Reproduce the material word for word; the images stay out.
===== MATERIALS PROVIDED =====
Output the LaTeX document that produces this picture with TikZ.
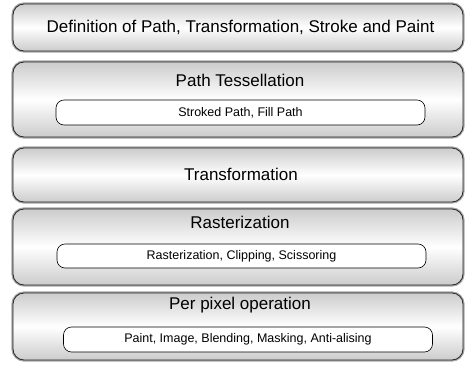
\documentclass[tikz,border=0pt]{standalone}
\usepackage{fontspec}
\setmainfont{Liberation Sans}
\tikzset{
	stagebox/.style={rectangle, rounded corners=11pt, minimum width=450pt, inner sep=0pt,
		draw=black!85, line width=0.8pt, top color=black!20, bottom color=black!20, middle color=white,
		preaction={draw=black!35, line width=3.2pt}},
	opbox/.style={rectangle, rounded corners=8pt, minimum width=369pt, minimum height=25pt, inner sep=0pt,
		draw=black, line width=0.6pt, fill=white, font=\fontsize{12.5}{14}\selectfont},
	stagetext/.style={inner sep=0pt, font=\fontsize{17}{19}\selectfont}
}

\begin{document}
\begin{tikzpicture}[x=1pt, y=-1pt]
			%%%%% START %%%%%
			\useasboundingbox (0, 0) rectangle (467, 365);
			
			\node[stagebox, minimum height=47pt] (defbox) at (238, 27.5) {};
			\node[stagetext] (deftitle) at (240.5, 27) {Definition of Path, Transformation, Stroke and Paint};
			
			\node[stagebox, minimum height=75pt] (tessbox) at (238, 99.5) {};
			\node[stagetext] (tesstitle) at (240, 80) {Path Tessellation};
			\node[opbox] (tessop) at (240.5, 112.5) {Stroked Path, Fill Path};
			
			\node[stagebox, minimum height=54pt] (transbox) at (238, 175) {};
			\node[stagetext] (transtitle) at (241, 174) {Transformation};
			
			\node[stagebox, minimum height=76pt] (rastbox) at (238, 247) {};
			\node[stagetext] (rasttitle) at (240, 222) {Rasterization};
			\node[opbox, minimum height=24pt] (rastop) at (241.5, 256) {Rasterization, Clipping, Scissoring};
			
			\node[stagebox, minimum height=67pt] (pixbox) at (238, 326.5) {};
			\node[stagetext] (pixtitle) at (240, 305) {Per pixel operation};
			\node[opbox] (pixop) at (248, 339.5) {Paint, Image, Blending, Masking, Anti-alising};
			%%%%% END %%%%%
\end{tikzpicture}
\end{document}
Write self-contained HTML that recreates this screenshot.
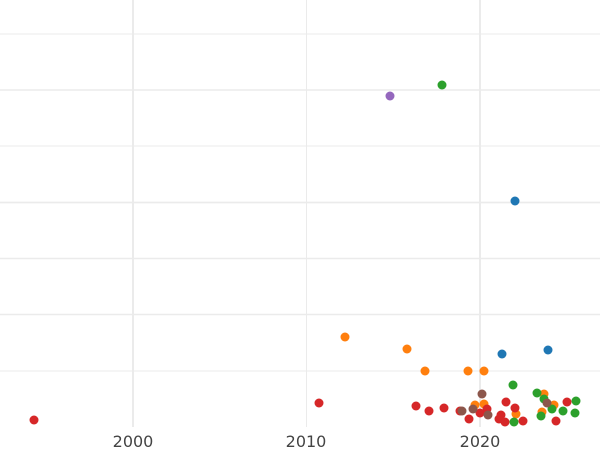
=====
ANSWER TO THIS TASK:
Output the LaTeX document that produces this picture with TikZ.
\documentclass[tikz,border=0pt]{standalone}
\usepackage{fontspec}
\setmainfont{Liberation Sans}
\tikzset{
	stagebox/.style={rectangle, rounded corners=11pt, minimum width=450pt, inner sep=0pt,
		draw=black!85, line width=0.8pt, top color=black!20, bottom color=black!20, middle color=white,
		preaction={draw=black!35, line width=3.2pt}},
	opbox/.style={rectangle, rounded corners=8pt, minimum width=369pt, minimum height=25pt, inner sep=0pt,
		draw=black, line width=0.6pt, fill=white, font=\fontsize{12.5}{14}\selectfont},
	stagetext/.style={inner sep=0pt, font=\fontsize{17}{19}\selectfont}
}

\begin{document}
\begin{tikzpicture}[x=1pt, y=-1pt]
			%%%%% START %%%%%
			\useasboundingbox (0, 0) rectangle (467, 365);
			
			\node[stagebox, minimum height=47pt] (defbox) at (238, 27.5) {};
			\node[stagetext] (deftitle) at (240.5, 27) {Definition of Path, Transformation, Stroke and Paint};
			
			\node[stagebox, minimum height=75pt] (tessbox) at (238, 99.5) {};
			\node[stagetext] (tesstitle) at (240, 80) {Path Tessellation};
			\node[opbox] (tessop) at (240.5, 112.5) {Stroked Path, Fill Path};
			
			\node[stagebox, minimum height=54pt] (transbox) at (238, 175) {};
			\node[stagetext] (transtitle) at (241, 174) {Transformation};
			
			\node[stagebox, minimum height=76pt] (rastbox) at (238, 247) {};
			\node[stagetext] (rasttitle) at (240, 222) {Rasterization};
			\node[opbox, minimum height=24pt] (rastop) at (241.5, 256) {Rasterization, Clipping, Scissoring};
			
			\node[stagebox, minimum height=67pt] (pixbox) at (238, 326.5) {};
			\node[stagetext] (pixtitle) at (240, 305) {Per pixel operation};
			\node[opbox] (pixop) at (248, 339.5) {Paint, Image, Blending, Masking, Anti-alising};
			%%%%% END %%%%%
\end{tikzpicture}
\end{document}
Write self-contained HTML that recreates this screenshot.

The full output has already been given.